Written task:
Make a verbatim copy of the entries below; pictures stay out.

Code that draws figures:
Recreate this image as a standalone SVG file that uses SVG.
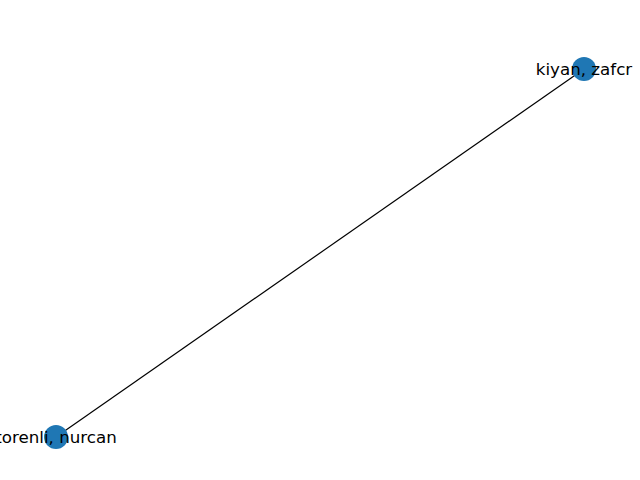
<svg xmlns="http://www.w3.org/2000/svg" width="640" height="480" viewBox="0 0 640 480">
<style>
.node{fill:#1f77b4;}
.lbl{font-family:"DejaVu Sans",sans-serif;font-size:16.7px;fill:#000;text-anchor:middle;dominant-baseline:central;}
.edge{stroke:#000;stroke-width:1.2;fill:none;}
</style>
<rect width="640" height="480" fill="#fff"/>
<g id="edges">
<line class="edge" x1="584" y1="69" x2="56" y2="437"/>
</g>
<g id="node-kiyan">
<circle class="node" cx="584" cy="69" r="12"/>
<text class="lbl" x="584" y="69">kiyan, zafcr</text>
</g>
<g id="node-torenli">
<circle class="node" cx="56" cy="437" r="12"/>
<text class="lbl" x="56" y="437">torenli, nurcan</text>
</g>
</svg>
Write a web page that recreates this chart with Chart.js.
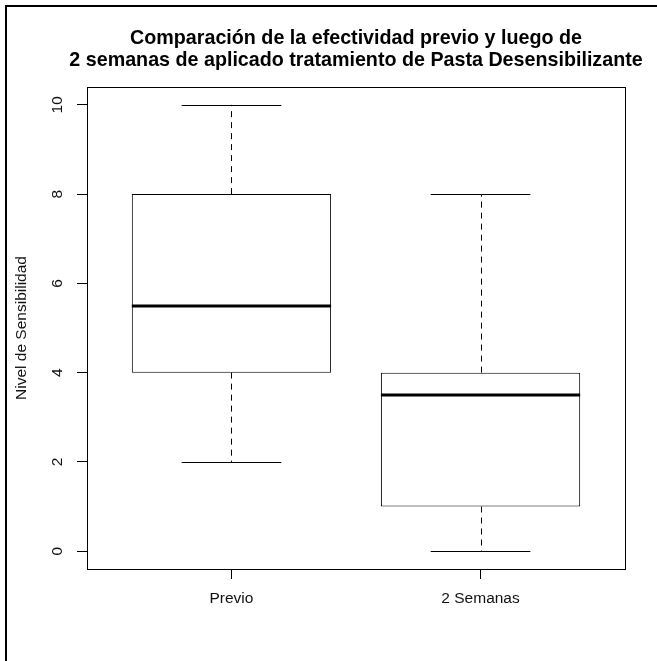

Output for this task:
Recreate this image as a standalone SVG file that uses SVG.
<svg xmlns="http://www.w3.org/2000/svg" width="640" height="480" viewBox="0 0 640 480">
<style>
.node{fill:#1f77b4;}
.lbl{font-family:"DejaVu Sans",sans-serif;font-size:16.7px;fill:#000;text-anchor:middle;dominant-baseline:central;}
.edge{stroke:#000;stroke-width:1.2;fill:none;}
</style>
<rect width="640" height="480" fill="#fff"/>
<g id="edges">
<line class="edge" x1="584" y1="69" x2="56" y2="437"/>
</g>
<g id="node-kiyan">
<circle class="node" cx="584" cy="69" r="12"/>
<text class="lbl" x="584" y="69">kiyan, zafcr</text>
</g>
<g id="node-torenli">
<circle class="node" cx="56" cy="437" r="12"/>
<text class="lbl" x="56" y="437">torenli, nurcan</text>
</g>
</svg>
Write a web page that recreates this chart with Chart.js.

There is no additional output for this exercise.